Ravens running back Jamal Lewis didn't find the cure for 35 minutes of frustration by grinding out a first-down run or a making a punishing catch. He found it in a tackle, and an illegal one at that.
After Lance Schulters intercepted a Jeff Blake pass intended for Todd Heap, Lewis slung down the Titans' safety -- a good 2 yards out of bounds. The 15-yard personal foul Lewis was assessed appeared to be a costly mistake.
The Titans trailed just 10-6 at the time -- with 8:50 left in the third quarter -- and the penalty gave Tennessee the ball on the Ravens' 46-yard line.
"That was out of frustration," Lewis said. "I kind of lost it a little bit, and that doesn't happen often. But I can't lie. I felt better after. We picked up the tempo after that."
At halftime of yesterday's 13-12 victory over Tennessee at Ravens Stadium, Lewis was a nonfactor, rushing only six times for 12 yards. He gained 9 of those yards on one carry.
But Lewis would finish with 95 yards on 17 carries. Even though he fumbled in the fourth quarter at the Titans' 13-yard line, which Billick emphatically said was not the running back's fault, it was Lewis who ate some clock, moved the chains and energized a Ravens offense that sputtered in the passing game.
"Jeff Blake stood up last night and said we need to find our niche. I think that's what we were trying to find today." Lewis said. "We tried to open them up and that's the reason I wasn't in the game."
"I gave it [the game plan] time to work. I know against this team, we can run the ball, and that's when I said, 'If nothing else is working, I'll take the lead and I'll be the workhorse.' That's what I got to be."
Left tackle Jonathan Ogden paved the way for many of Lewis' big second-half gains. "We needed to try and pound him, and he was making a lot of good runs," Ogden said. "He was getting hit at the line of scrimmage, dragging people 3 or 4 yards. He feels and we feel that he gets stronger the more he runs and the later in the game it is."
The third-year running back's frustrations reached their peak in the third quarter. After Lewis hooked up with Blake on a 13-yard pass, the Ravens had a fourth-and-one on the Titans' 35. Nearly everybody in the stadium expected Lewis to get the ball, but instead Blake stepped back to throw. Schulters stepped in front of a well-covered Heap for the interception.
The Ravens forced the Titans to punt on the ensuing drive, and the offense turned over the keys to Lewis the rest of the way.

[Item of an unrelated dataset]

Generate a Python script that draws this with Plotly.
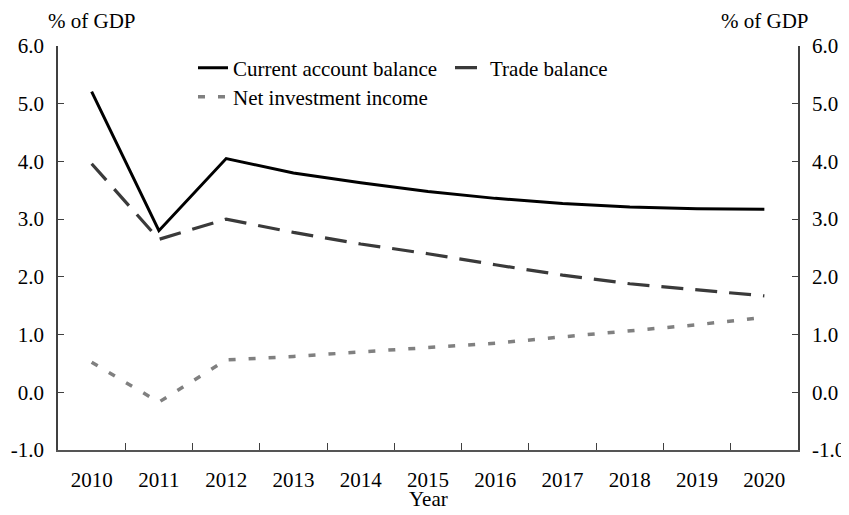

On the drive after Joe Nedney's 40-yard field goal that made it 13-9 early in the fourth quarter, Lewis ran off left tackle for 6 yards, then straight up the middle for 30. Spelled by Chester Taylor for one play, Lewis returned and reeled off a 10-yard run. On the next play, with the Titans' defense focused on the 5-foot-11, 231-pound back, Travis Taylor took a reverse 6 yards down to the Titans' 11.
That drive eventually stalled on Lewis' fumble, but the Ravens went back to him the next time they had the ball. He responded with a 17-yard run to get the ball near midfield. That loomed large in the field-position game when Dave Zastudil's 43-yard punt pinned the Titans inside their 10.
"I knew they couldn't hold us. They couldn't stop the run," said Lewis, who averaged 68 yards in three games against the Titans in the 2000 season. "They stack eight or nine in the box, but with the defense they run, we can really hit the outside, and that's what I was doing."